WHAT YOU NEED TO DO>
Copy the lines of the data below exactly, starting at the first and stopping after the line that contains "YAxis, CartesianGrid, Label"; include no pictures.

PROVIDED DATA>

## Begin

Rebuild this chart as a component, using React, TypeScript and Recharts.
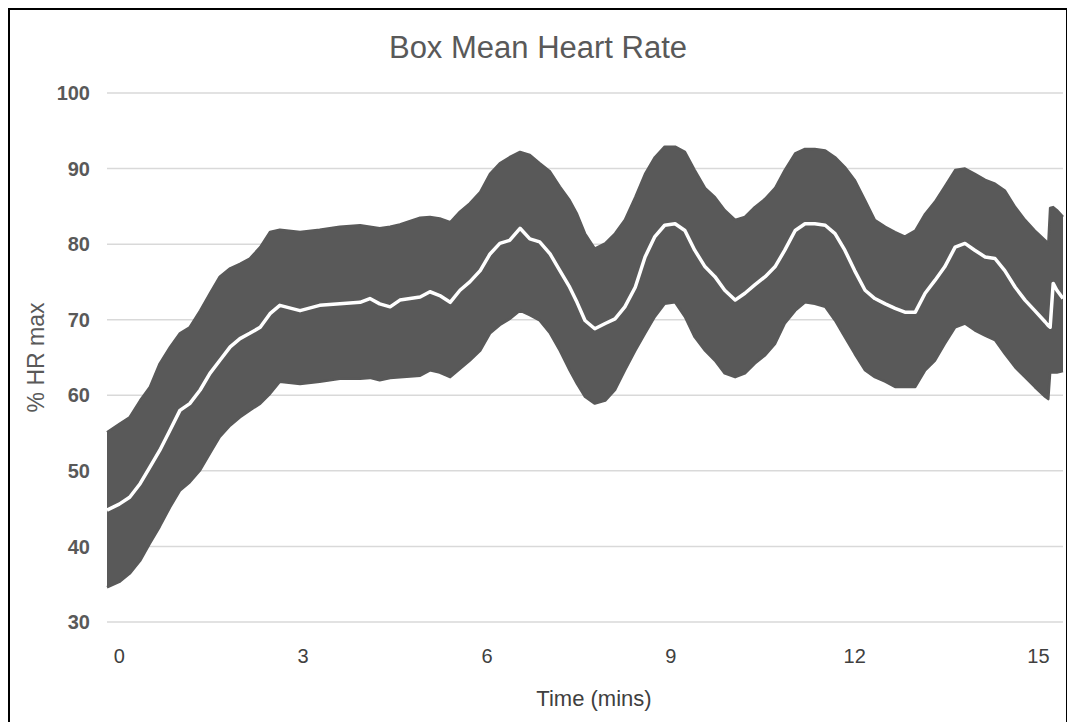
import React from 'react';
import { ComposedChart, Area, Line, XAxis, YAxis, CartesianGrid, Label } from 'recharts';

// Time in minutes
const timeMins = [
  -0.2, 0.0, 0.17, 0.34, 0.5, 0.66, 0.83, 0.99, 1.15, 1.32, 1.48, 1.64, 1.81, 1.97, 2.13, 2.3, 2.46, 2.62,
  2.95, 3.27, 3.6, 3.93, 4.09, 4.25, 4.42, 4.58, 4.91, 5.07, 5.23, 5.4, 5.56, 5.72, 5.89, 6.05, 6.21, 6.37,
  6.54, 6.7, 6.86, 7.03, 7.19, 7.35, 7.47, 7.6, 7.76, 7.93, 8.09, 8.25, 8.42, 8.58, 8.74, 8.9, 9.07, 9.23,
  9.39, 9.56, 9.72, 9.88, 10.05, 10.21, 10.37, 10.54, 10.7, 10.86, 11.03, 11.19, 11.35, 11.52, 11.68, 11.84,
  12.0, 12.17, 12.33, 12.5, 12.66, 12.82, 12.99, 13.15, 13.31, 13.47, 13.64, 13.8, 13.96, 14.13, 14.29,
  14.45, 14.62, 14.78, 14.94, 15.11, 15.16, 15.19, 15.24, 15.3, 15.4,
];

// Upper edge of the error band (% HR max)
const upperHR = [
  55.1, 56.2, 57.1, 59.3, 61.1, 64.2, 66.4, 68.2, 69.0, 71.2, 73.5, 75.7, 76.8, 77.4, 78.1, 79.6, 81.6, 81.9,
  81.6, 81.9, 82.3, 82.5, 82.3, 82.1, 82.3, 82.6, 83.5, 83.6, 83.4, 82.9, 84.3, 85.4, 86.9, 89.3, 90.7, 91.5,
  92.2, 91.8, 90.7, 89.6, 87.6, 85.8, 84.0, 81.4, 79.4, 80.1, 81.4, 83.2, 86.2, 89.3, 91.5, 92.9, 92.9, 92.2,
  89.8, 87.4, 86.2, 84.5, 83.2, 83.6, 84.9, 86.0, 87.4, 89.8, 92.0, 92.6, 92.6, 92.4, 91.5, 90.2,
  88.5, 85.8, 83.2, 82.3, 81.6, 81.0, 81.8, 84.0, 85.6, 87.6, 89.8, 90.0, 89.3, 88.5, 88.0,
  87.1, 84.9, 83.2, 81.8, 80.5, 80.0, 84.8, 84.9, 84.5, 83.6,
];

// Lower edge of the error band (% HR max)
const lowerHR = [
  34.6, 35.3, 36.4, 38.1, 40.4, 42.6, 45.2, 47.4, 48.5, 50.1, 52.3, 54.5, 56.0, 57.1, 58.0, 58.9, 60.2, 61.8,
  61.5, 61.8, 62.2, 62.2, 62.3, 62.0, 62.3, 62.4, 62.6, 63.3, 63.0, 62.4, 63.5, 64.6, 65.9, 68.2, 69.3, 70.1,
  71.2, 70.6, 69.9, 68.2, 65.9, 63.3, 61.5, 59.8, 58.9, 59.3, 60.7, 63.3, 65.9, 68.2, 70.4, 72.1, 72.3, 70.4,
  67.7, 65.9, 64.6, 62.9, 62.4, 62.9, 64.2, 65.3, 66.8, 69.5, 71.2, 72.3, 72.1, 71.7, 69.9, 67.7,
  65.5, 63.3, 62.4, 61.8, 61.1, 61.1, 61.1, 63.3, 64.6, 66.8, 69.0, 69.5, 68.6, 67.9, 67.3,
  65.5, 63.7, 62.4, 61.1, 59.8, 59.5, 63.0, 63.0, 63.0, 63.2,
];

// Mean heart rate (% HR max)
const meanHR = [
  44.8, 45.6, 46.5, 48.3, 50.5, 52.7, 55.4, 58.0, 58.9, 60.7, 62.9, 64.6, 66.4, 67.5, 68.2, 69.0, 70.8, 71.9,
  71.2, 71.9, 72.1, 72.3, 72.8, 72.1, 71.7, 72.6, 73.0, 73.7, 73.2, 72.3, 73.9, 75.0, 76.5, 78.7, 80.1, 80.5,
  82.1, 80.7, 80.3, 78.7, 76.5, 74.3, 72.3, 69.9, 68.8, 69.5, 70.1, 71.7, 74.3, 78.3, 81.0, 82.5, 82.7, 81.8,
  79.2, 77.0, 75.7, 73.9, 72.6, 73.5, 74.6, 75.7, 77.0, 79.2, 81.8, 82.7, 82.7, 82.5, 81.4, 79.2,
  76.5, 73.9, 72.8, 72.1, 71.5, 71.0, 71.0, 73.5, 75.2, 77.0, 79.6, 80.1, 79.2, 78.3, 78.1,
  76.5, 74.3, 72.6, 71.2, 69.7, 69.2, 69.0, 74.8, 73.9, 72.8,
];

const xTicks = [0, 3, 6, 9, 12, 15];
const yTicks = [30, 40, 50, 60, 70, 80, 90, 100];

const data = timeMins.map((t, i) => ({
  t,
  band: [lowerHR[i], upperHR[i]],
  mean: meanHR[i],
}));

const FONT = '"Liberation Sans", Arial, sans-serif';

export default function App() {
  return (
    <div
      style={{
        position: 'relative',
        margin: '-1px 0 0 -1px',
        border: '3px solid #000',
        width: 1056,
        height: 712,
        background: '#fff',
        fontFamily: FONT,
      }}
    >
      <div
        style={{
          position: 'absolute',
          top: 22,
          left: 0,
          width: 1056,
          textAlign: 'center',
          fontSize: 31,
          lineHeight: '31px',
          color: '#595959',
          fontFamily: FONT,
        }}
      >
        Box Mean Heart Rate
      </div>
      <ComposedChart
        width={1056}
        height={712}
        data={data}
        margin={{ top: 83, right: 3, bottom: 0, left: 0 }}
      >
        <CartesianGrid vertical={false} stroke="#d9d9d9" strokeWidth={1.5} />
        <XAxis
          type="number"
          dataKey="t"
          domain={[-0.2, 15.4]}
          ticks={xTicks}
          axisLine={false}
          tickLine={false}
          tickMargin={21}
          height={100}
          tick={{ fill: '#404040', fontSize: 20, fontFamily: FONT }}
        >
          <Label
            value="Time (mins)"
            position="insideBottom"
            offset={16}
            dx={9}
            style={{ fill: '#404040', fontSize: 22, fontFamily: FONT }}
          />
        </XAxis>
        <YAxis
          type="number"
          domain={[30, 100]}
          ticks={yTicks}
          axisLine={false}
          tickLine={false}
          tickMargin={11}
          width={97}
          tick={{ fill: '#595959', fontSize: 20, fontWeight: 'bold', fontFamily: FONT }}
        >
          <Label
            value="% HR max"
            position="center"
            angle={-90}
            dx={-23}
            style={{ fill: '#595959', fontSize: 23, fontFamily: FONT }}
          />
        </YAxis>
        <Area
          type="linear"
          dataKey="band"
          stroke="#595959"
          strokeWidth={2.5}
          strokeLinejoin="round"
          fill="#595959"
          fillOpacity={1}
          isAnimationActive={false}
          dot={false}
          activeDot={false}
        />
        <Line
          type="linear"
          dataKey="mean"
          stroke="#ffffff"
          strokeWidth={3.5}
          strokeLinejoin="round"
          dot={false}
          activeDot={false}
          isAnimationActive={false}
        />
      </ComposedChart>
    </div>
  );
}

## End

WORKED ANSWER>
Rebuild this chart as a component, using React, TypeScript and Recharts.
import React from 'react';
import { ComposedChart, Area, Line, XAxis, YAxis, CartesianGrid, Label } from 'recharts';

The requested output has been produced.